Jeffrey claims in her newly released plan that 60 percent of the city’s residents were in favour of the Main Street LRT route, a figure she has used in the past when she said a survey had been conducted. But little was ever shared about the survey she said had been conducted. Details remain unclear, for example, about who paid for the survey, who conducted it, what were the specific questions that were asked and who exactly was surveyed.
In late August The Pointer commissioned Forum Research to survey 999 eligible Brampton Voters, and 61 percent said they supported an LRT route in Brampton.

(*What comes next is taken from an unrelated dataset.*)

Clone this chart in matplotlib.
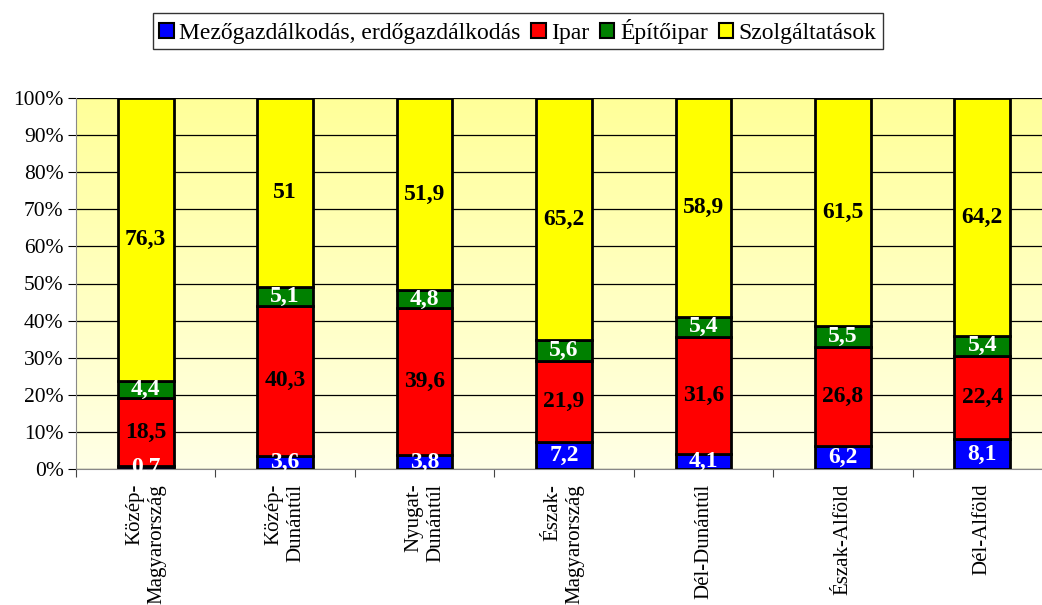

Of those, 40 percent said they support the Main Street option, 19 percent chose McLaughlin, 17 percent picked Kennedy and 24 percent said they support a different route altogether.
Jeffrey also says in her newly released transit plan that she worked with other politicians “to get Brampton on the Kitchener-Waterloo corridor”.
It’s unclear what she is referring to. Brampton did benefit from some additional GO Train service between Kitchener and Toronto that began in 2016 and the former Liberal government at Queen’s Park announced a plan to study the viability of a new freight line that, if built, would free up capacity for more GO service along the existing corridor that would also benefit Brampton. But it remains unclear what the new Doug Ford PC government will do, regarding those earlier commitments.
When the former Liberal government last year announced a planned High-Speed Rail line along the same corridor, running next to Brampton, Jeffrey failed to get the city a stop on the proposed route, while Mississauga will get one, if the planned high-speed system moves forward under Ford's provincial government.
Other highlights of Jeffrey’s just released transit pledge, include:
• Securing funding from the federal government for ZUM/BRT transit expansion, Smartbus technology and fare collection equipment, more public transit buses to meet the increase in ridership, a new transit facility, a downtown mobility hub, a Pearson Airport transit hub.
• Leading the charge to cancel the unnecessary, expensive $4.4 million study for the already failed alternate LRT routes that are not supported by staff, engineers or transit experts.
• Supporting the Queen Street Bus Rapid Transit (BRT) project and listening to public input on options being proposed by staff.